Nach dem Projekt schließlich, wenn alles vorbei ist, kommt erst einmal das große Loch. Das Problem des „Zuviels“ stellt sich nun auf andere Weise. Da die meisten nicht wissen, was sie genau machen wollen und das eigene Potenzial ständig unausgeschöpft erscheint – es gibt immer noch etwas zu lernen –, droht nach dem Projekt die Depression. Ein Irrtum über Depressionen besteht darin, zu glauben, hier handele es sich um eine Krankheit der Leere. Die Depression ist ein Leiden an der Fülle: Der Depressive hat ein Zuviel an Welt und kann sich nicht entscheiden. Wie ein Hund, den zwei Herrn auf einmal rufen, versetzt er sich selbst in einen Schlafzustand. Depression ist das Leiden der „Kreativen“ par excellence. Sie kann einen auch während des Projekts ereilen, wenn alles über einen hereinbricht. Depressionen sind in Deutschland der häufigste Grund für Arbeitsausfälle – erst auf dem zweiten Platz kommen die Rückenleiden. Man kann sich nicht einmal mehr dagegen versichern: Wer sich als Kreativer vor Berufsunfähigkeit schützen will, den weisen die Versicherungen häufig ab. Kreative werden zu oft berufsunfähig – wegen Depressionen.
Nun könnte man die hier vorgestellten Gedanken als polemisch zugespitzten Kulturpessimismus abweisen. Doch es geht hier nicht darum, wieder einmal die Hymne des Verlusts von so etwas wie „Underground“ anzustimmen.

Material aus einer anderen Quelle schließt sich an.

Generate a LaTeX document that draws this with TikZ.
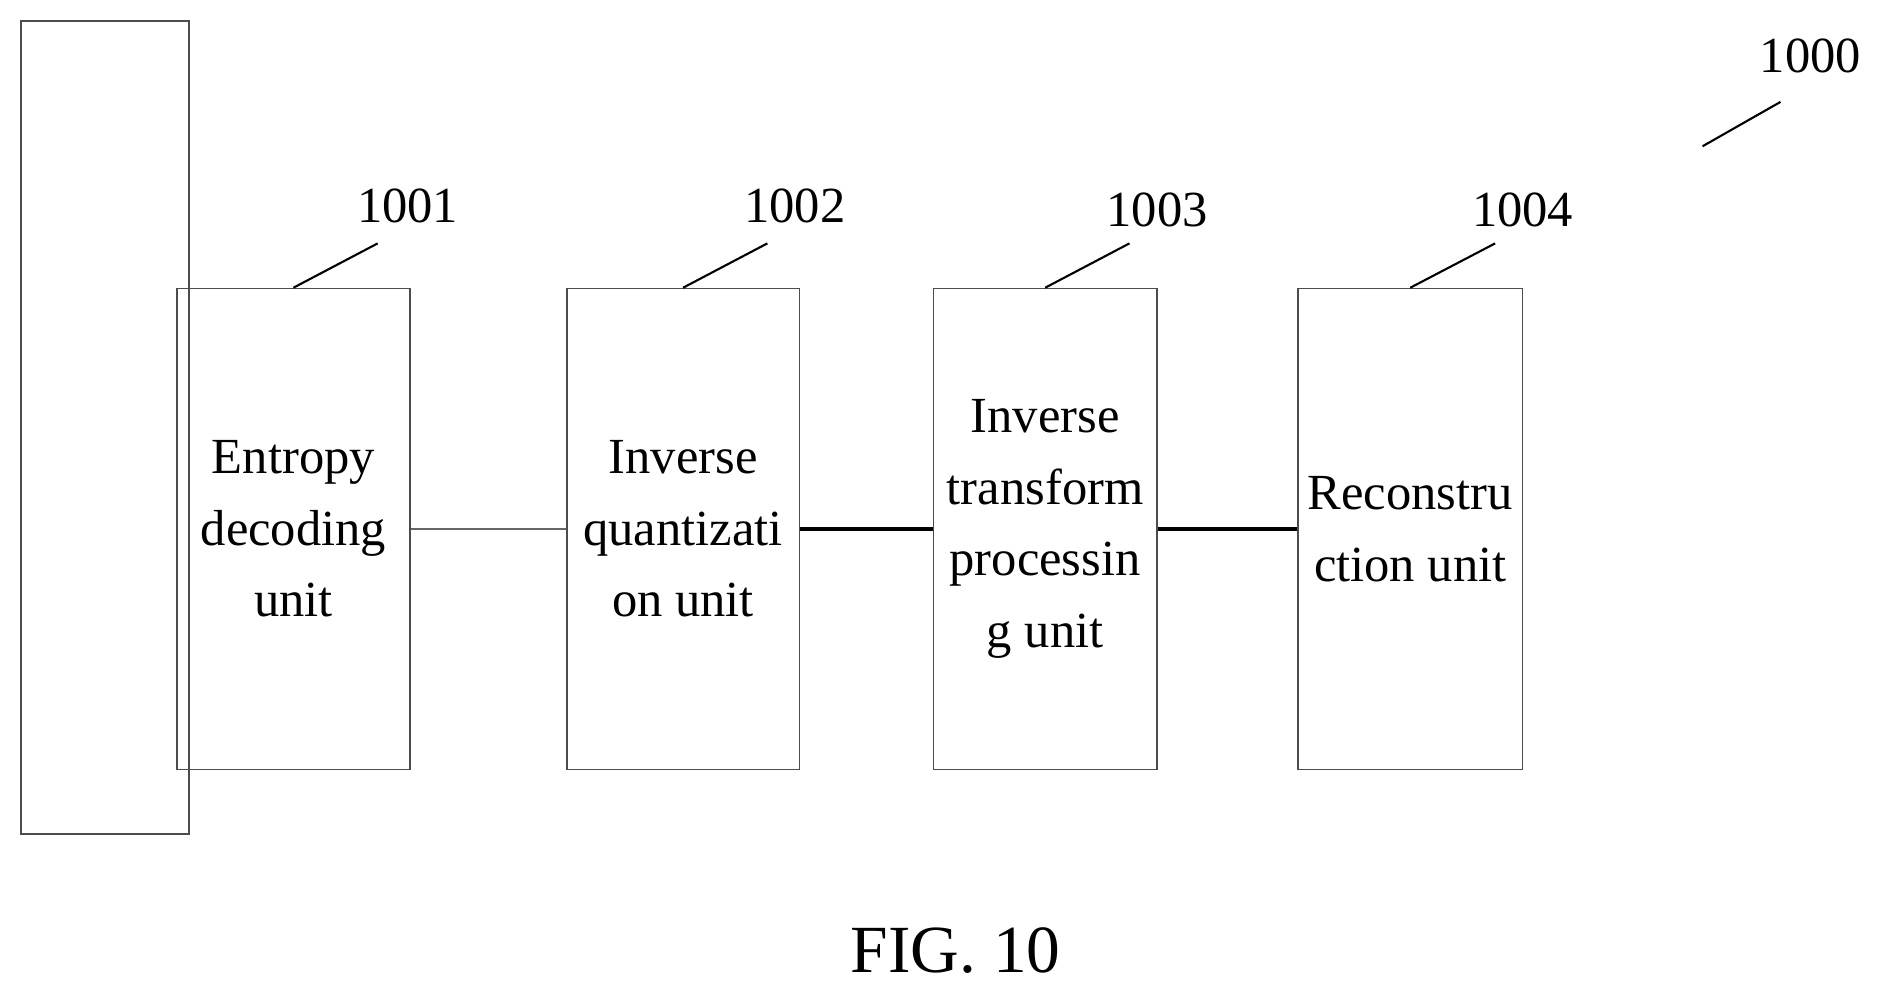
\documentclass[tikz,border=0pt]{standalone}
\usepackage{fontspec}
\setmainfont{Liberation Serif}
\begin{document}
\begin{tikzpicture}[x=0.1mm,y=-0.1mm,
  box/.style={draw=black!70,line width=0.4pt,minimum width=#1,minimum height=401*0.1mm,anchor=north west,inner sep=0pt,align=center,font=\fontsize{12}{17}\selectfont},
  lbl/.style={font=\fontsize{12}{14}\selectfont},
  lead/.style={line width=0.5pt}]
\useasboundingbox (0,0) rectangle (1568,828);
\node[draw=black!70,line width=0.5pt,minimum width=140.1cm*0.01,minimum height=67.8mm,anchor=north west,inner sep=0pt] (outer) at (17,17) {};
\node[box=19.4mm] (b1) at (147,240) {Entropy\\decoding\\unit};
\node[box=19.4mm] (b2) at (472,240) {Inverse\\quantizati\\on unit};
\node[box=18.6mm] (b3) at (778,240) {Inverse\\transform\\processin\\g unit};
\node[box=18.7mm] (b4) at (1082,240) {Reconstru\\ction unit};
\draw[line width=0.3pt,black!60] (b1.east) -- (b2.west);
\draw[line width=1pt] (b2.east) -- (b3.west);
\draw[line width=1pt] (b3.east) -- (b4.west);
\coordinate (e1) at (315,203); \coordinate (e2) at (640,203);
\coordinate (e3) at (942,203); \coordinate (e4) at (1247,203);
\coordinate (e0) at (1485,85); \coordinate (s0) at (1420,122);
\draw[lead] (b1.north) -- (e1); \draw[lead] (b2.north) -- (e2);
\draw[lead] (b3.north) -- (e3); \draw[lead] (b4.north) -- (e4);
\draw[lead] (s0) -- (e0);
\node[lbl] (l1) at (340,172) {1001};
\node[lbl] (l2) at (663,172) {1002};
\node[lbl] (l3) at (965,175) {1003};
\node[lbl] (l4) at (1270,175) {1004};
\node[lbl] (l0) at (1510,47) {1000};
\node[font=\fontsize{16}{18}\selectfont] (fig) at (797,793) {FIG. 10};
\end{tikzpicture}
\end{document}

Es geht um ganz spezifische Formen von spektakulären Veranstaltungen, in denen mit einem Mix aus frei flottierenden Theorieversatzstücken, Überresten von Konzeptkunst und bestimmten Formen des Theater-Happenings eine kulturelle Kritik des Neoliberalismus suggeriert wird, die aber letztlich eine Proliferation der neoliberalen Verhältnisse betreiben. Insofern geht es keineswegs um Pessimismus, sondern um eine Auseinandersetzung mit dieser gefräßigen Kulturmaschine – und damit auch um einen Streit mit der Rolle der Kultur im derzeitigen Kapitalismus. Das ist zweifellos schwierig, vor allem für die Beteiligten. Doch ist es notwendig, dass die kritische Stoßrichtung der grassierenden politischen Kulturveranstaltungen hinter deren Kulissen getragen wird. Tatsächlich braucht man heute für den Protest die Veranstaltung gar nicht mehr zu verlassen: Man kann dableiben und gegen die neoliberalen Arbeitsverhältnisse im Hintergrund demonstrieren – und gegen deren erstaunliche Unsichtbarkeit.